Racconta le storie di ragazzi la cui esistenza virtuale è arrivata a confondersi con quella reale e ci insegna a riconoscere i campanelli d’allarme della dipendenza.
Anche senza contare i casi patologici, troppo spesso la vita dei “nativi digitali” è tanto ricca di stimoli social quanto apatica, priva di slanci e di interessi reali: un viaggio senza meta e senza bussola. Precarietà del lavoro e mancata indipendenza economica si sommano alla crisi di valori fondanti come quelli cristiani o delle grandi ideologie politiche. E se la Rete finisce per sostituire le tradizionali fonti di approvvigionamento culturale e sociale, il rischio più grande è quello di allevare generazioni deboli nelle capacità di scelta, privata e pubblica.

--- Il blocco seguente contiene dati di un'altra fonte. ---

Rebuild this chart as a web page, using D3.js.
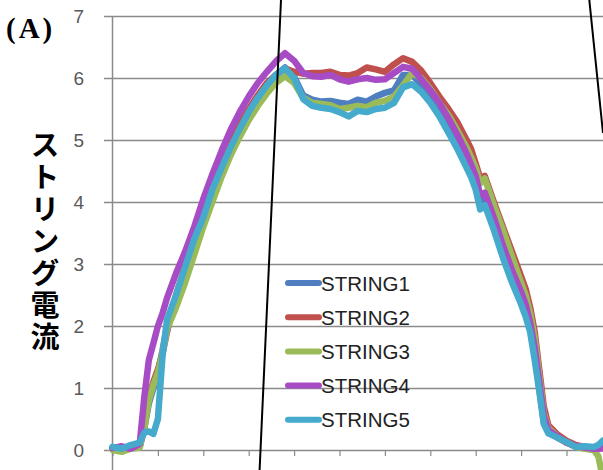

Non è un fenomeno inesorabile, ma i divieti e i rimproveri non servono a contrastarlo. Dobbiamo invece sforzarci di far immergere i nostri figli nella vita vera, perché crescano a contatto con la strada, la natura e la gente in carne e ossa, non con le foto “filtrate” su Instagram; perché sentano la pelle d’oca dell’empatia profonda, non le emozioni artefatte dei social network. Più liti vere e più riappacificazioni vere, più amori folgoranti, più successi e più smacchi. Una volta provata la bellezza della vita, persino le sue inevitabili asperità la renderanno preferibile alla sua copia virtuale, povera e sbiadita.